En 1977, hace ya casi cuarenta años, el genio George Lucas generó esta saga de películas que cambió el lenguaje del cine de aventuras, basando su epopeya en el origen del mito, en un concepto universal. Fue así como, años después de haber escrito los guiones, encontró asombrado el libro del famoso mitómano Joseph Campbell: El héroe de las mil caras, donde se nos orienta hacia esa teoría del mito primitivo del que nacen todos los posteriores mitos y religiones. Había algo sospechoso en Star Wars que recuperaba todos y cada uno de los botones que treinta años antes había tocado con ingeniosa precisión el escritor estadounidense. El viaje del héroe trazaba esa ruta que parte del mundo ordinario donde las cosas son aburridas y ordinarias, que cambia estrepitosamente con la llamada de la aventura donde nuestro tranquilo mundo se queda pequeño y se nos encomienda una misión que nos hace escapar de nuestra terrorífica zona de confort.
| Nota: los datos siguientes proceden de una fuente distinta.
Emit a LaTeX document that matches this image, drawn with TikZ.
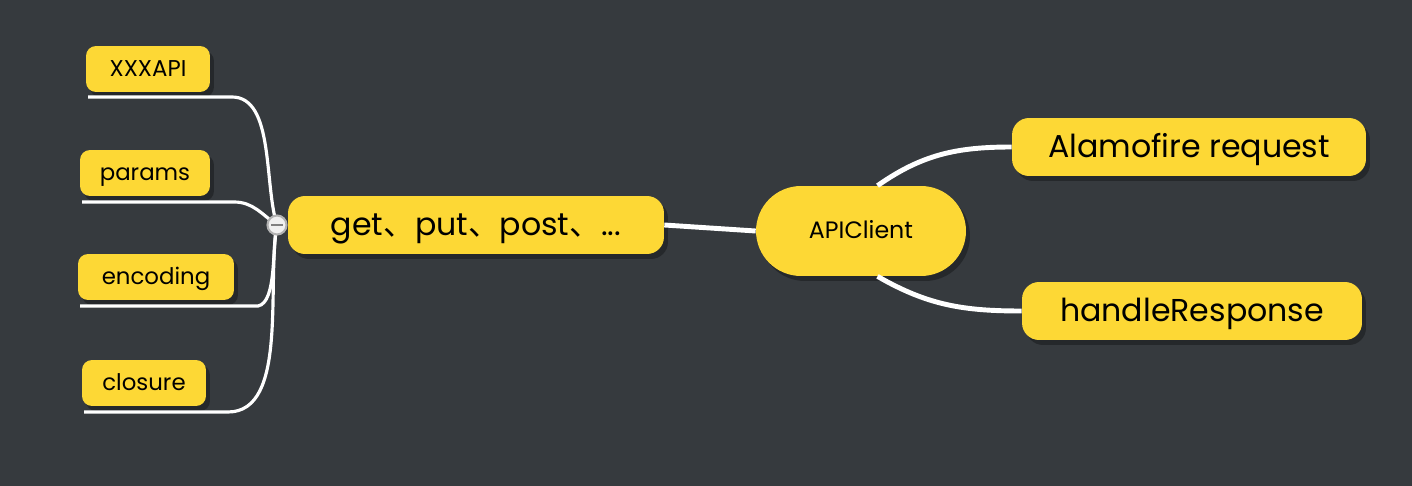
\documentclass[tikz,border=0pt]{standalone}
\usepackage{fontspec}
\setmainfont{Poppins}
\newfontfamily\cjk{Noto Sans CJK SC}
\usepackage{tikz}
\usetikzlibrary{positioning, shadows, calc}
\definecolor{board}{HTML}{363A3E}
\definecolor{topic}{HTML}{FDD835}

\begin{document}
\begin{tikzpicture}[x=0.02cm, y=-0.02cm,
        topicbox/.style={draw=none, fill=topic, rounded corners=0.34cm,
          drop shadow={shadow xshift=0.08cm, shadow yshift=-0.1cm, fill=black, opacity=0.3}},
        bigtext/.style={font=\fontsize{18}{22}\selectfont, text height=13pt, text depth=1.5pt},
        smalltext/.style={font=\fontsize{13}{15}\selectfont, text height=9.4pt, text depth=1pt},
        leaf/.style={topicbox, smalltext, rounded corners=0.2cm, minimum height=0.92cm},
        branch/.style={draw=white, line width=1.8pt},
        trunk/.style={draw=white, line width=2.8pt}]
        \fill[board] (0,0) rectangle (1412,486);

        \node[topicbox, bigtext, minimum width=7.52cm, minimum height=1.16cm] (get) at (476,225) {get{\cjk 、}put{\cjk 、}post{\cjk 、}...};
        \node[topicbox, smalltext, font=\fontsize{13.5}{16}\selectfont, rounded corners=0.9cm, minimum width=4.2cm, minimum height=1.8cm] (api) at (861,231) {APIClient};
        \node[topicbox, bigtext, minimum width=7.08cm, minimum height=1.16cm] (req) at (1189,147) {Alamofire request};
        \node[topicbox, bigtext, minimum width=6.8cm, minimum height=1.16cm] (resp) at (1192,311) {handleResponse};

        \node[leaf, minimum width=2.48cm] (xxx) at (148,69) {XXXAPI};
        \node[leaf, minimum width=2.6cm] (params) at (145,173) {params};
        \node[leaf, minimum width=3.12cm] (enc) at (156,277) {encoding};
        \node[leaf, minimum width=2.48cm] (clos) at (144,383) {closure};

        % underlines of the leaves
        \coordinate (xxxa) at (88,97);   \coordinate (xxxb) at (232,97);
        \coordinate (para) at (82,202);  \coordinate (parb) at (234,202);
        \coordinate (enca) at (80,306);  \coordinate (encb) at (258,306);
        \coordinate (closa) at (84,412); \coordinate (closb) at (228,412);

        \coordinate (knob) at (277,225);

        \draw[branch] (xxxa) -- (xxxb) to[out=0, in=108, looseness=0.8] (knob);
        \draw[branch] (para) -- (parb) to[out=0, in=145] (knob);
        \draw[branch] (enca) -- (encb) to[out=10, in=-105, looseness=0.6] (knob);
        \draw[branch] (closa) -- (closb) to[out=0, in=-100, looseness=0.8] (knob);

        \node[circle, draw=gray!60, fill=gray!12, line width=1.2pt, inner sep=0pt, minimum size=0.38cm] (fold) at (knob) {};
        \draw[gray, line width=1.2pt] ($(fold)+(-6,0)$) -- ($(fold)+(6,0)$);

        \draw[trunk] (get.east) -- (api.west);
        \draw[trunk] (api.70) to[out=35, in=180] (req.west);
        \draw[trunk] (api.-70) to[out=-30, in=180] (resp.west);

        \useasboundingbox (0,0) rectangle (1412,486);
     \end{tikzpicture}
\end{document}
Llega un momento en que todo le viene grande al héroe y atraviesa la fase de rechazo o negación, cuando aparece un maestro o un baluarte que enseña y ayuda, que guía a nuestro héroe a cruzar el umbral, que es el momento en el que el elegido sale y escapa de lo conocido para adentrarse en el nuevo mundo. En este espacio desconocido se enfrentará a pruebas, aliados y enemigos de diferente índole, resurrecciones, elixires y tesoros que harán que al final, cuando el héroe vuelva a casa en su regreso, siga teniendo el mismo nombre pero ya no sea el mismo.

Desde el texto sumerio literario más antiguo de la historia, El poema de Gilgamesh, hasta el texto homérico por excelencia, Ítaca, atravesando toda la mitología posterior, la aventura del héroe sigue remontándose a unas pautas muy similares que resuenan en la cabeza de todo ser pensante y transmiten un mensaje aún poderoso, la idea de un camino finito hacia la evolución de uno mismo, que consiste en el mismo concepto del viaje. En el Quijote Alonso Quijano se ha «vuelto loco» y cambiando su identidad ha emprendido un viaje. El tema del viaje es un camino hacia el conocimiento para descubrirse a uno mismo, la vida como línea recta, como aventura en movimiento. Y como todo viaje, lo que importa no es el destino ni el final sino lo aprendido en el transcurso de la travesía. Llegar a Ítaca o no hacerlo es lo menos importante; lo que siempre importa es que tú tras el viaje ya no eres el mismo: te has convertido. Es esto lo que ocurre en gran parte de la literatura universal e incluso en territorios tan cercanos como las novelas de Vila-Matas, El viaje vertical, y de Montalbán, Los mares del Sur, donde un viaje físico es una excusa siempre para el viaje interior, para la conversión del sujeto. El viaje que inicia la aventura es el inicio del mito del héroe, la fuerza que reside en Star Wars y que nos retroalimenta con esa cantinela tan antigua y moderna que es el motor del mundo, la posibilidad única y última de encontrarnos cara a cara con la faz desnuda del universo que, solo a veces, cuando apagamos las luces o cerramos los ojos, somos capaces de entender.